Influence of Polygonal Wear on Dynamic Performance of Wheels on High-Speed Trains

With increases in train speed and traffic density, polygonal wear of railway wheels arises accordingly, induced by the high impacts between wheels and rails, which is mainly related to operation safety and ride comfort of vehicle system. This work evaluates the effect of wheel polygon shape on the dynamic performance of the wheel set through numerical simulations. The finite element model, which includes the wheel set and the slab track, was established using ANSYS software to study the effects of polygonal wear on the dynamic behavior of the railway wheel.
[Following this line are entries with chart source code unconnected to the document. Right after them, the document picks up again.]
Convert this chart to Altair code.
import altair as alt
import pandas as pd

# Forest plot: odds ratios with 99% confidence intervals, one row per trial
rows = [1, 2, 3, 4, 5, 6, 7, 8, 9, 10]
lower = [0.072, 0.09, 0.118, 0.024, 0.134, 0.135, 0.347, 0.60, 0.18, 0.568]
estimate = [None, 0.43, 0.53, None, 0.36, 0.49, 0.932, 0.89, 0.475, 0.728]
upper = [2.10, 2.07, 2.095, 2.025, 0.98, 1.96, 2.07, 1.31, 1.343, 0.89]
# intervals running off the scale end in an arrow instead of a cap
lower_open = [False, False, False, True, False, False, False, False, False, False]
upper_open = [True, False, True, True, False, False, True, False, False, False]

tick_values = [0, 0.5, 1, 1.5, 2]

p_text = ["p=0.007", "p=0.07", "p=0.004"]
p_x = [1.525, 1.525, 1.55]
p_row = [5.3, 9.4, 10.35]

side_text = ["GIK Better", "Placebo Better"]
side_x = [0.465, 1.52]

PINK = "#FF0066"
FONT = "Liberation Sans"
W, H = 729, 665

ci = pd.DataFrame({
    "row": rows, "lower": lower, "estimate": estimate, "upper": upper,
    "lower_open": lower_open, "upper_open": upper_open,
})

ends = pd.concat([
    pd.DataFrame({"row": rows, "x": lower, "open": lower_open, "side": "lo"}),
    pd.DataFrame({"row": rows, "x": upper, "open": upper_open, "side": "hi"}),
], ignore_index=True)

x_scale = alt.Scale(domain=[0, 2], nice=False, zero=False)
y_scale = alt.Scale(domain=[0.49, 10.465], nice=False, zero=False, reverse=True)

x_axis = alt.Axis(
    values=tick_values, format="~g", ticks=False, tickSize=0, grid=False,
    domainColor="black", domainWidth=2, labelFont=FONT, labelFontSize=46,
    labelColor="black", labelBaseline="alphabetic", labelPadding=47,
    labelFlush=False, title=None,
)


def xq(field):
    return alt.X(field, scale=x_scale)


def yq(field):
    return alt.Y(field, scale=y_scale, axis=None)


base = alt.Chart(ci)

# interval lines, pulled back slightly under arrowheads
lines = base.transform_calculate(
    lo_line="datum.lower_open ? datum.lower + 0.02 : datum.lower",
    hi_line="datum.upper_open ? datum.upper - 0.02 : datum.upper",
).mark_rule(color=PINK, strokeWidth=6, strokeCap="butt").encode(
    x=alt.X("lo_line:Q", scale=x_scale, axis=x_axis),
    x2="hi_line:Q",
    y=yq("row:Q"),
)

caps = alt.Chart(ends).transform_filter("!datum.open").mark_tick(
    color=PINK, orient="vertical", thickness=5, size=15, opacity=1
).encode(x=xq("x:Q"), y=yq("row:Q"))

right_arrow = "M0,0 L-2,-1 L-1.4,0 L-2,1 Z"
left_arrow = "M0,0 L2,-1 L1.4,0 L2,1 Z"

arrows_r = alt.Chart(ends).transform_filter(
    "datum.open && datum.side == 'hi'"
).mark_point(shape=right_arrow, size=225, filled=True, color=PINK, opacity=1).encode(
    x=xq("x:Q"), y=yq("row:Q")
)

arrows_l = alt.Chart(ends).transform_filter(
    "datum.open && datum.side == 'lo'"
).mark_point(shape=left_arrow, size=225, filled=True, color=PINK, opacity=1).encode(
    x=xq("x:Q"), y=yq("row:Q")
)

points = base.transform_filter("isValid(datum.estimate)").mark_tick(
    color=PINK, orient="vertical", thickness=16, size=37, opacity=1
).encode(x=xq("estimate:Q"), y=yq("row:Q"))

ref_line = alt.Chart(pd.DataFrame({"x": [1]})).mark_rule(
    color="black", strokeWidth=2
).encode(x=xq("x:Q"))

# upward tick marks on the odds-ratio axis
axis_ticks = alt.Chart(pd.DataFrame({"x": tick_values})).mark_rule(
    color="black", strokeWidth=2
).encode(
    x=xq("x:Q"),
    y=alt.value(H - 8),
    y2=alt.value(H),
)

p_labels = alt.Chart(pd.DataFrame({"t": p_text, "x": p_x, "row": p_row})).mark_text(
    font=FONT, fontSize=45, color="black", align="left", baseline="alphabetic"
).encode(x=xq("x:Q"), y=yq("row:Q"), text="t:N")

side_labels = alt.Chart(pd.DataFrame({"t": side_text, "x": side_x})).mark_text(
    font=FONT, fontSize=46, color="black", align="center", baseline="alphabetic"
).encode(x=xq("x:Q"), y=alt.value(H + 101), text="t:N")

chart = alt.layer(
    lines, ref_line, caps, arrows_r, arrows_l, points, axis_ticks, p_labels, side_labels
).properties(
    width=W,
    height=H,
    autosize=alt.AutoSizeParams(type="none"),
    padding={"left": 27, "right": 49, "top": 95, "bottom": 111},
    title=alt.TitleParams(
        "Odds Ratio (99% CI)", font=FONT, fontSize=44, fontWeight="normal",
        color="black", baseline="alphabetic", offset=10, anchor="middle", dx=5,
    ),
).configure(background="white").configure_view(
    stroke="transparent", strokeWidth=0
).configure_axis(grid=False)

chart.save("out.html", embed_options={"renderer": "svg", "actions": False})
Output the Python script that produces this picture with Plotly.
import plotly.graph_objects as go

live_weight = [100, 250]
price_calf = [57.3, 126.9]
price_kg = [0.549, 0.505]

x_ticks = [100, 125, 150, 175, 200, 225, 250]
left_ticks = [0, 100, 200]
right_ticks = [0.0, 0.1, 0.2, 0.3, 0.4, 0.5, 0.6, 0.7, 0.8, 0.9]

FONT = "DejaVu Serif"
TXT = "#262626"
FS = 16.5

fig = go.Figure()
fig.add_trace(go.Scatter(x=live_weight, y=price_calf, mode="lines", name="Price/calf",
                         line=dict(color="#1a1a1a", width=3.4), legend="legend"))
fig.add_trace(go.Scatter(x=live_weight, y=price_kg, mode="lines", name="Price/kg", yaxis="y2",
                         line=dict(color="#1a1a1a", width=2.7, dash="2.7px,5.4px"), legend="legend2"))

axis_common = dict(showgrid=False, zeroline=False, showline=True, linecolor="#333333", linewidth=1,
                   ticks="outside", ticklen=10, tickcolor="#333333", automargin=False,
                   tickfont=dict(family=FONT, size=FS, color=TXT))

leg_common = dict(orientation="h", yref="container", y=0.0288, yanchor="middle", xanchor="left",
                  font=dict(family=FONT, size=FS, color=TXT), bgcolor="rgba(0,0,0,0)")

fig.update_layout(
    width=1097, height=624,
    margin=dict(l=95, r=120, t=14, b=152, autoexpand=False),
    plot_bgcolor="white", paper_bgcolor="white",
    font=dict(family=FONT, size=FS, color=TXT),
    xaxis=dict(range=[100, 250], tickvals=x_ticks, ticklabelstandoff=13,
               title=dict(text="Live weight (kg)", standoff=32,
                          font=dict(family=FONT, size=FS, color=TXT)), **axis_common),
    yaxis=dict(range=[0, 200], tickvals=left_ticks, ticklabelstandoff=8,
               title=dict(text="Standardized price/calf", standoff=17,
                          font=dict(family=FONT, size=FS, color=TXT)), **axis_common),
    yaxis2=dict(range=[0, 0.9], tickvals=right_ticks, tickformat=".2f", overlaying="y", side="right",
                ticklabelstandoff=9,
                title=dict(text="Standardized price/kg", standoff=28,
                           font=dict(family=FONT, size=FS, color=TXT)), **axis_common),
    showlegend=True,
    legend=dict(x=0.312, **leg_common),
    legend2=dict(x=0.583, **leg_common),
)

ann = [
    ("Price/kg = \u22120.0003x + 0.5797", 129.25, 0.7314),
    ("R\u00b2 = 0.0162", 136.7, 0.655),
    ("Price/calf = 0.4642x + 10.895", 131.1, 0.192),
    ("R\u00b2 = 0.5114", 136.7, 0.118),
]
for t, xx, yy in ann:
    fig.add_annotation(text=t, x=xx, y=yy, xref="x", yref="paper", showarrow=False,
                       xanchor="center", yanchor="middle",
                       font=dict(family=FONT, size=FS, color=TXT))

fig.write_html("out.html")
In the model, wheel–rail interaction forces caused by polygon wheel shape were solved using Universal Mechanisms of wear and were then entered into the finite element model. Using the simulation model, the influence of the harmonic order and out-of-roundness amplitude of wheel polygon on transient dynamic behaviors of the wheels namely, the displacement, acceleration, and von Misses equivalent stress were investigated. The results indicate that both the maximum dynamic displacement and Von Misses equivalent stress of the wheel plate show proportionality to the OOR amplitude, the harmonic order and the vehicle velocity. Besides, the maximum Von Misses equivalent stress occurs close to the wheel center, whereas the maximum displacement occurs close to the wheel tread. The findings will provide a theoretical basis for on-board detection methods of monitoring wheel polygonal wear.